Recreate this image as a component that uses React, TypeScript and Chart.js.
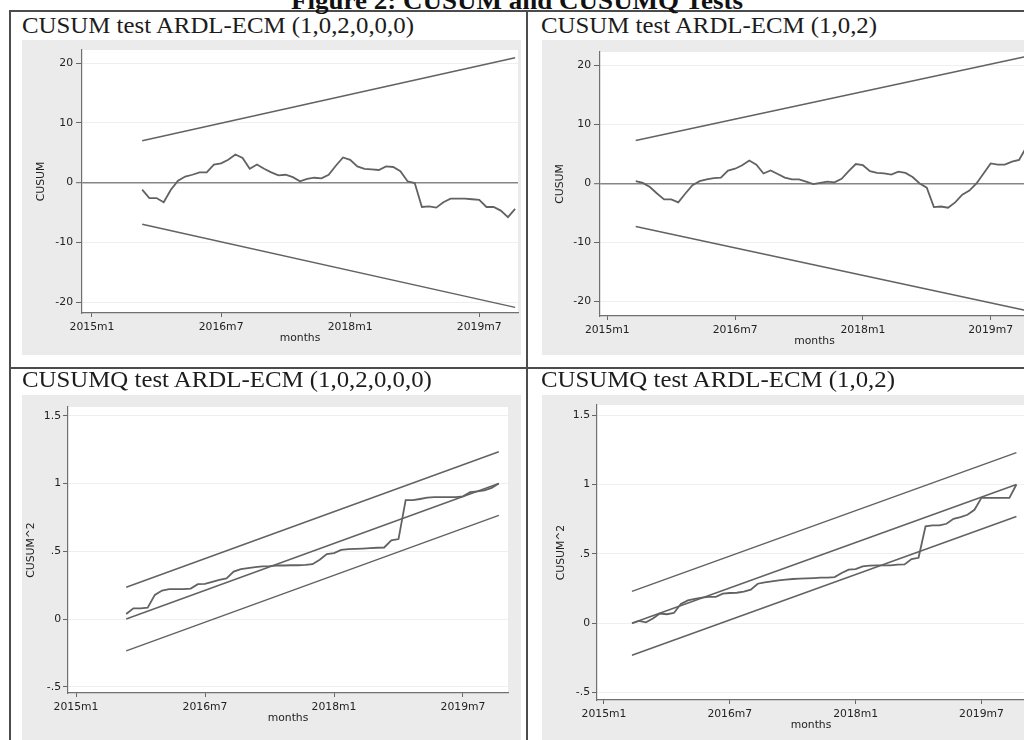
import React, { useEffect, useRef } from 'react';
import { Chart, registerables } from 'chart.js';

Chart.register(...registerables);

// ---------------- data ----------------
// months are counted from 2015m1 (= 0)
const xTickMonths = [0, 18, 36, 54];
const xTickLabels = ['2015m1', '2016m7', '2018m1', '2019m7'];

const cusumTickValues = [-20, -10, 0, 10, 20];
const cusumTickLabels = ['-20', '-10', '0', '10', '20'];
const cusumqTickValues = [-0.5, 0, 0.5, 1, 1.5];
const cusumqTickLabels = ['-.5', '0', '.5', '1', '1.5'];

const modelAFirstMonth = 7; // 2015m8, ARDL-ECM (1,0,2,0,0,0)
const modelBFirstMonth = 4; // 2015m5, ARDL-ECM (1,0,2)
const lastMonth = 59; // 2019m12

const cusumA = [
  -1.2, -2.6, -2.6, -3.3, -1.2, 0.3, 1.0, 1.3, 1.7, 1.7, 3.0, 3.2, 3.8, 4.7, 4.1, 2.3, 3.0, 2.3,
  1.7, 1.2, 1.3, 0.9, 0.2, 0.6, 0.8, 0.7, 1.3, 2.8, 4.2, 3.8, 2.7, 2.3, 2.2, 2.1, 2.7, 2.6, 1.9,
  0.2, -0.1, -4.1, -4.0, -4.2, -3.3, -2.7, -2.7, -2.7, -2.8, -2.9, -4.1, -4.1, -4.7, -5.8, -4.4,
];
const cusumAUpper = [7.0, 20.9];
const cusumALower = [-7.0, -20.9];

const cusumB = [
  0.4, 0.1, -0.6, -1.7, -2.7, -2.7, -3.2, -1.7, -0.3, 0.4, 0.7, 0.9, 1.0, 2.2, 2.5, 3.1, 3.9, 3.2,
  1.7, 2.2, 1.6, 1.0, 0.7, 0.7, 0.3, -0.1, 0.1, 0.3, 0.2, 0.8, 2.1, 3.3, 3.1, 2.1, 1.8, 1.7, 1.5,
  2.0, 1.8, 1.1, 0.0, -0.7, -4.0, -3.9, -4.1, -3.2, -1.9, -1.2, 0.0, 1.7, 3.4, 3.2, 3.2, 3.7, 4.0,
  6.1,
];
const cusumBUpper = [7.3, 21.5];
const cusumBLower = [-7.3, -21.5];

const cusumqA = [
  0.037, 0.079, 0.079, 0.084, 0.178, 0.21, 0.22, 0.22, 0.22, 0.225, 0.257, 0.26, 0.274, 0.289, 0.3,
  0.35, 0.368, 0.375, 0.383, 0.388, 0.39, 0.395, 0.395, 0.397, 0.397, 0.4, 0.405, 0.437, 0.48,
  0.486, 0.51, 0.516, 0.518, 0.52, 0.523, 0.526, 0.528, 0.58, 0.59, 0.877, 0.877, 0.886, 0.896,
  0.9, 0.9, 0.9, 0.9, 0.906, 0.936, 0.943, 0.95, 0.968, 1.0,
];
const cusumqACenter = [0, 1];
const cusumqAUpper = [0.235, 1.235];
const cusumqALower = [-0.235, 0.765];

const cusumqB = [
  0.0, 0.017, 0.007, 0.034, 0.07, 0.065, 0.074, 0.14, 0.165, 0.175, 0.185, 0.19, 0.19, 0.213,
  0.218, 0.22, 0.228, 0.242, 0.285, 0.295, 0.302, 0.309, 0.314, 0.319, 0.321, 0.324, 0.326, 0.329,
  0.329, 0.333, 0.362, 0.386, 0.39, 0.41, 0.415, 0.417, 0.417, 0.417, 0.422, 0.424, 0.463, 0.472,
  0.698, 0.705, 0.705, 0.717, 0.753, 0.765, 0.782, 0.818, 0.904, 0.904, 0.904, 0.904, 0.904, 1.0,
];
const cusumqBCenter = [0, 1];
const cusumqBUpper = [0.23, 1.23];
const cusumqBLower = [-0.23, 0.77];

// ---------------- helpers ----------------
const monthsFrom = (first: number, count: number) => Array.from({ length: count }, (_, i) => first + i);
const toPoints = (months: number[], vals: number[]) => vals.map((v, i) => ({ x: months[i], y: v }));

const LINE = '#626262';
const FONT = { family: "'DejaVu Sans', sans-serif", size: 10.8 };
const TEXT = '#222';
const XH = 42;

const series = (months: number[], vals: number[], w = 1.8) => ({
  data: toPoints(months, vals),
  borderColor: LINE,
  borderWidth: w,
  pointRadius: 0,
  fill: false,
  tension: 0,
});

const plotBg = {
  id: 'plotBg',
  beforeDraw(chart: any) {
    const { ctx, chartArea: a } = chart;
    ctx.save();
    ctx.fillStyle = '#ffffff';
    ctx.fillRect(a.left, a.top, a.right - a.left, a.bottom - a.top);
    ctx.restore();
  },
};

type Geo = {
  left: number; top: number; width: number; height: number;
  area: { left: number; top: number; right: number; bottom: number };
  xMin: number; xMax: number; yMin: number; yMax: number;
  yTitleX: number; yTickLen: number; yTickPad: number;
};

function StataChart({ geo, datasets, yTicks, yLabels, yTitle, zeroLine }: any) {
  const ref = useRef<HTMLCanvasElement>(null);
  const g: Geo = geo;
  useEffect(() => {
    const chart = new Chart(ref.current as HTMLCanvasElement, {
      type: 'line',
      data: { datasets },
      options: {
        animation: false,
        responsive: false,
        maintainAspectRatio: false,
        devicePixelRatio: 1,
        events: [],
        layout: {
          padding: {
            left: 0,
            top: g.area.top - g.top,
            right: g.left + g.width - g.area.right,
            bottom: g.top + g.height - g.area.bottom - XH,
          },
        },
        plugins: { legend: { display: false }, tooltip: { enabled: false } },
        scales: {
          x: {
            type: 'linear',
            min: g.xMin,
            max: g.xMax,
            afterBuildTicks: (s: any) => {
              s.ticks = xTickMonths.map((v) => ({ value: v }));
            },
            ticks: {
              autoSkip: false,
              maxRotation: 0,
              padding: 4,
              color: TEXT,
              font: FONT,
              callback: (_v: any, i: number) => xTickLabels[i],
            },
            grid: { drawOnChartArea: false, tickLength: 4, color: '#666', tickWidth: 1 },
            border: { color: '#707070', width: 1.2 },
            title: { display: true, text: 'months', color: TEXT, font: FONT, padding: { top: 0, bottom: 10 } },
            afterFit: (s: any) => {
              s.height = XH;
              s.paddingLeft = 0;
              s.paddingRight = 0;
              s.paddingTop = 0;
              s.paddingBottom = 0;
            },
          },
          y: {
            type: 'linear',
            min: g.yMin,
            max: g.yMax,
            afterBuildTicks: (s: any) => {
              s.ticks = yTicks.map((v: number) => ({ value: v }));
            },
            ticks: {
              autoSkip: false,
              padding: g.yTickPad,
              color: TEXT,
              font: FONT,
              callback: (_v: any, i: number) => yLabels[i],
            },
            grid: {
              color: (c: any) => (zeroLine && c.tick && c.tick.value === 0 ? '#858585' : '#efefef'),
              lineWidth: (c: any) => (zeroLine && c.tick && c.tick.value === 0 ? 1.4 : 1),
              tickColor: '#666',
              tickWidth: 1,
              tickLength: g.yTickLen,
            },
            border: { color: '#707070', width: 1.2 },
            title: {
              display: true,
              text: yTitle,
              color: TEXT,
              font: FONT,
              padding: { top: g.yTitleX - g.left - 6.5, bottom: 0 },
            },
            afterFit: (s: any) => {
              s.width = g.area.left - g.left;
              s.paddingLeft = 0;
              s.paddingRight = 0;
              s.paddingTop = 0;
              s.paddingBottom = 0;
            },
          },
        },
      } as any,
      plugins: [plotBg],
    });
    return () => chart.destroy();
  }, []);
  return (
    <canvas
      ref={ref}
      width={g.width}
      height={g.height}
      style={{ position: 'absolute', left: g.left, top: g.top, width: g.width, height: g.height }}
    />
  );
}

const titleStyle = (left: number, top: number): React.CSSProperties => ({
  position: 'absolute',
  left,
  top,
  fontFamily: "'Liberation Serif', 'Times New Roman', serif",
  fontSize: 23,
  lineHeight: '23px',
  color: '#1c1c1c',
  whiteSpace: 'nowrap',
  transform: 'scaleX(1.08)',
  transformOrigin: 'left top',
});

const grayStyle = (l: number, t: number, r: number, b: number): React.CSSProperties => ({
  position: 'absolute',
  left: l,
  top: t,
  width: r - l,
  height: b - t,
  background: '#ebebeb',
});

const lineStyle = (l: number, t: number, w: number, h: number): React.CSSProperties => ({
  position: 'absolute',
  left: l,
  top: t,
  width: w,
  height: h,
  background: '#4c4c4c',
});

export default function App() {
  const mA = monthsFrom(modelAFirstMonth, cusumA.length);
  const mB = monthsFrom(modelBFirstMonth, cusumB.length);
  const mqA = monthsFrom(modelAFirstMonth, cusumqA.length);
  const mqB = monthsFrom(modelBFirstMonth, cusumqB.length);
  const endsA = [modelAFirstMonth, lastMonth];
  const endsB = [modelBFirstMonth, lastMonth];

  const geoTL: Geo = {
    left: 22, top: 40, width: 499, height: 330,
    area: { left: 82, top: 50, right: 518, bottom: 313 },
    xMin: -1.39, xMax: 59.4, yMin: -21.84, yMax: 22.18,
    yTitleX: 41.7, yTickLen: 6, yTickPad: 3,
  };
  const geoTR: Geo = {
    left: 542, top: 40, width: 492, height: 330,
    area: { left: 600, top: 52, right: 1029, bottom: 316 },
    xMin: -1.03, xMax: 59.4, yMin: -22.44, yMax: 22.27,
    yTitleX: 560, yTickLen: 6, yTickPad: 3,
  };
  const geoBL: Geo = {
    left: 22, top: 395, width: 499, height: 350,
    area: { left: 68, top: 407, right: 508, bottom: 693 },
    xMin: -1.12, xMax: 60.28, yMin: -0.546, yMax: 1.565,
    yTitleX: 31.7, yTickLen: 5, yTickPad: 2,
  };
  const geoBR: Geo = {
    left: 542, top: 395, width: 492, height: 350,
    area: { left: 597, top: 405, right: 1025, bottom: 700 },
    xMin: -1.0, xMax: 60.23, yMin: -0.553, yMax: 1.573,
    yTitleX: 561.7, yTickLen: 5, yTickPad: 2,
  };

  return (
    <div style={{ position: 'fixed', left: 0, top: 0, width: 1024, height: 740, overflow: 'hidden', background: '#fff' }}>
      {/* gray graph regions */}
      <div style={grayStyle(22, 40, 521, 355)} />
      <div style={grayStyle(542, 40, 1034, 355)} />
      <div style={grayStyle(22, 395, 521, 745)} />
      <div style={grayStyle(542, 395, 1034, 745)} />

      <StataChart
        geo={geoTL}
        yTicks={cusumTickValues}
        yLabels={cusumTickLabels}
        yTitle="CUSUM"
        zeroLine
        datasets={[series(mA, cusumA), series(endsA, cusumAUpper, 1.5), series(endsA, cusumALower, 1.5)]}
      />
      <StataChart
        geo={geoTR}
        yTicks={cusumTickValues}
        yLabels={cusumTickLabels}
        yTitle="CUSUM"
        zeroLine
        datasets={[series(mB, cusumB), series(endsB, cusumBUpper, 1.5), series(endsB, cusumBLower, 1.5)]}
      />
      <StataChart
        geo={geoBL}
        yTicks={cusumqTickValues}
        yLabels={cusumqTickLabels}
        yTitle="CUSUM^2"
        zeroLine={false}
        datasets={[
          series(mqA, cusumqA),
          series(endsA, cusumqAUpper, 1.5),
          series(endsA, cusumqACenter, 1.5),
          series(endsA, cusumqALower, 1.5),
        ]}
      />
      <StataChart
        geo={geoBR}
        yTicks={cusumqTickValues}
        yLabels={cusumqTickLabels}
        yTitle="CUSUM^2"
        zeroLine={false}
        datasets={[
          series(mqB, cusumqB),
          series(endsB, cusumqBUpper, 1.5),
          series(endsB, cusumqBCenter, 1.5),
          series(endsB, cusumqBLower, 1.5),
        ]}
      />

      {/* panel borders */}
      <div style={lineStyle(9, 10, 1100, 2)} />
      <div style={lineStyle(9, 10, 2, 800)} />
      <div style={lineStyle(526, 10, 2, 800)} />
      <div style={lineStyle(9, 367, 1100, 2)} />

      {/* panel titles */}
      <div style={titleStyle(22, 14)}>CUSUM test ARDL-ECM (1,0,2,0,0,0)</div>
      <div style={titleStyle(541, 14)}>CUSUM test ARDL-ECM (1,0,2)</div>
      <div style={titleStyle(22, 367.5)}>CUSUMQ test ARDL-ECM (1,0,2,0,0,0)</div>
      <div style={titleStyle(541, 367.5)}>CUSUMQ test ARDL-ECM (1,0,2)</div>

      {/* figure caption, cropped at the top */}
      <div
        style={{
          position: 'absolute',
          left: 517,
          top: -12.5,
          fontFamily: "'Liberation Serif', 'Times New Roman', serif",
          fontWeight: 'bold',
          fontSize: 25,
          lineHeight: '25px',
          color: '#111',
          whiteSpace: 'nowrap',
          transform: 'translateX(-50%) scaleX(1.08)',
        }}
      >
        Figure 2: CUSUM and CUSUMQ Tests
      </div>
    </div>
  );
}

...

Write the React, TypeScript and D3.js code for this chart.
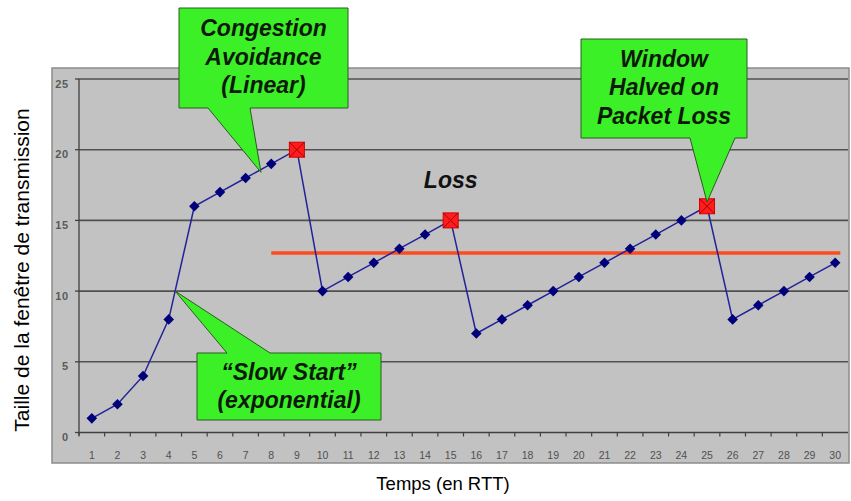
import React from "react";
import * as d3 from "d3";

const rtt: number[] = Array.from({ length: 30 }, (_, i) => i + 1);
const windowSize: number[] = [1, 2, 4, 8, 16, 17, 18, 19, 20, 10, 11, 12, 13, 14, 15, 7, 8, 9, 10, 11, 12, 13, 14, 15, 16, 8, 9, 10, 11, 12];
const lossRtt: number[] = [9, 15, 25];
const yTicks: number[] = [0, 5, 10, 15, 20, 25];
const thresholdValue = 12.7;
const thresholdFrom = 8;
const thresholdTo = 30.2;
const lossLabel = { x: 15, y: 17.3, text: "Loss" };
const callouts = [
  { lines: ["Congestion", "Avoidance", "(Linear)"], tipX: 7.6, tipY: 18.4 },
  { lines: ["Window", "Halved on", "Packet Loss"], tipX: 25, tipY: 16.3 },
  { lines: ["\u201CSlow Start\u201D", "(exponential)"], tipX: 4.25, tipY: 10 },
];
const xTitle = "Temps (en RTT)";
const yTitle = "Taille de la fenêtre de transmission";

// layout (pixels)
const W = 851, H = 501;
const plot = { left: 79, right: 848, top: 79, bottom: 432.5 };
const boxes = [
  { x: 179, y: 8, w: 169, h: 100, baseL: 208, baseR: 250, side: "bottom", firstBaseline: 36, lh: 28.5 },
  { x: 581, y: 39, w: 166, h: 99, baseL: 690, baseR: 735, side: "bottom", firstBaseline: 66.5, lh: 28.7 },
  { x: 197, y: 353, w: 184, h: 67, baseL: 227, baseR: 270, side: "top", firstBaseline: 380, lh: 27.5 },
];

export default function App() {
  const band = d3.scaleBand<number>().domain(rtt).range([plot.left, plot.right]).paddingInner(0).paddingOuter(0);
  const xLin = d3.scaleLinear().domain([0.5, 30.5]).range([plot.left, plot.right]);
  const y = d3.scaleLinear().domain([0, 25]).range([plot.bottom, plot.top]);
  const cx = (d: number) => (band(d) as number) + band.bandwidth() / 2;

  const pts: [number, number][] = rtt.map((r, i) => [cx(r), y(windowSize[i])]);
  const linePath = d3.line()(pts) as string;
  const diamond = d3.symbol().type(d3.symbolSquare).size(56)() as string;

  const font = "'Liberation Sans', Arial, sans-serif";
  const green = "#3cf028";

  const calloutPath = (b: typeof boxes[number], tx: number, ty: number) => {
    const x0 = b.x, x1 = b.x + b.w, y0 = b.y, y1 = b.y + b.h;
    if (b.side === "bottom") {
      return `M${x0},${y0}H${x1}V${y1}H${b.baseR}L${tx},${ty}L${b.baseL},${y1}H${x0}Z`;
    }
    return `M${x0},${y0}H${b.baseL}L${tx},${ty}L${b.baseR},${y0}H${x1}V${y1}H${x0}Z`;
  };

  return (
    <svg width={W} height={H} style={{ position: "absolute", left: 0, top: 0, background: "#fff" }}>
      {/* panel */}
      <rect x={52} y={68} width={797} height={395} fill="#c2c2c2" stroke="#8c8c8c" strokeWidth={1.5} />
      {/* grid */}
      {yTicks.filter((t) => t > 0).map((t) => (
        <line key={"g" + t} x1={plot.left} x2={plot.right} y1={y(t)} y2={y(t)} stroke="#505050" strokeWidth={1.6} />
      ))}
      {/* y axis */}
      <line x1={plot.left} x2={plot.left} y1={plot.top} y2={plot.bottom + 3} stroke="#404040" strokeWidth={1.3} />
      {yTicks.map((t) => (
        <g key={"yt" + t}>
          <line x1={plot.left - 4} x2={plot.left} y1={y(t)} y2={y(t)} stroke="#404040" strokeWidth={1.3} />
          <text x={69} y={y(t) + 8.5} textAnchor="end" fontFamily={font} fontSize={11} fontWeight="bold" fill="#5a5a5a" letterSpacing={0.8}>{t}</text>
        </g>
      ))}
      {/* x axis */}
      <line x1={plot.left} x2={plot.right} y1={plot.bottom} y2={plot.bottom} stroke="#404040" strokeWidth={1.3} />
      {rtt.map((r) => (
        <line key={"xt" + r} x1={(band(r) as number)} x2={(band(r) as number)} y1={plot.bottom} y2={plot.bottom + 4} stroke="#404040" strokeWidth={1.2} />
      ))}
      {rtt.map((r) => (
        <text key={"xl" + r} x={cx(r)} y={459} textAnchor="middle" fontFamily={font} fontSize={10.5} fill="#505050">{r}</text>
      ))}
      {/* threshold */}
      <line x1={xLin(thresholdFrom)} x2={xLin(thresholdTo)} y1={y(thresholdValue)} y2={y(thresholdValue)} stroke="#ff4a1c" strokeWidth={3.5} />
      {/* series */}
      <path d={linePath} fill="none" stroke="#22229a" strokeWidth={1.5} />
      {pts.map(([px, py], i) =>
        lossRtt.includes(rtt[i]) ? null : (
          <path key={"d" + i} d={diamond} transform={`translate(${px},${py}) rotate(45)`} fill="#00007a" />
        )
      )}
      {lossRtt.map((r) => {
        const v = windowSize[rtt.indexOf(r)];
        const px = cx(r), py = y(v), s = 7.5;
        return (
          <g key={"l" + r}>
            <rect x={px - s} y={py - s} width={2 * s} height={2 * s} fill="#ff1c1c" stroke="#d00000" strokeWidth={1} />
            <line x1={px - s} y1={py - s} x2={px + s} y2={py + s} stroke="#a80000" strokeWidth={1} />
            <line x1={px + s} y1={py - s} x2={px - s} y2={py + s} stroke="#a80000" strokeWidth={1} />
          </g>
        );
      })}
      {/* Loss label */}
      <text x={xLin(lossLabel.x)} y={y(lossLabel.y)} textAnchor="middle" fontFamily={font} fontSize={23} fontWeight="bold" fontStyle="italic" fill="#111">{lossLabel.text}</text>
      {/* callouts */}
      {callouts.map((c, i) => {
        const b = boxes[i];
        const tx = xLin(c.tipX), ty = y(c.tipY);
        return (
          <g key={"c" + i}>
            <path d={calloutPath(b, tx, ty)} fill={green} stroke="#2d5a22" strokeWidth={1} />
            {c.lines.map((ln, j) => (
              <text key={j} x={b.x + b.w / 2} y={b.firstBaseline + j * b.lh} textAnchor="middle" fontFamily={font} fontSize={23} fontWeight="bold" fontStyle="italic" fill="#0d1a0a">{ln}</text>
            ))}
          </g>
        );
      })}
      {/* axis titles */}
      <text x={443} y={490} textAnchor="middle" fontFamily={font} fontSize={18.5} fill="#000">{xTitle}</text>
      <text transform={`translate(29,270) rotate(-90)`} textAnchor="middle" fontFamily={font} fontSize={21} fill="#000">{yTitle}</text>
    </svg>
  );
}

## BRIEF
In the entries above, find the line that contains "Recreate this image" and the line that contains "Chart.register(...registerables);". Reproduce exactly those two lines and every line between them, but not the pictures.

## COMPLETED EXERCISE
Recreate this image as a component that uses React, TypeScript and Chart.js.
import React, { useEffect, useRef } from 'react';
import { Chart, registerables } from 'chart.js';

Chart.register(...registerables);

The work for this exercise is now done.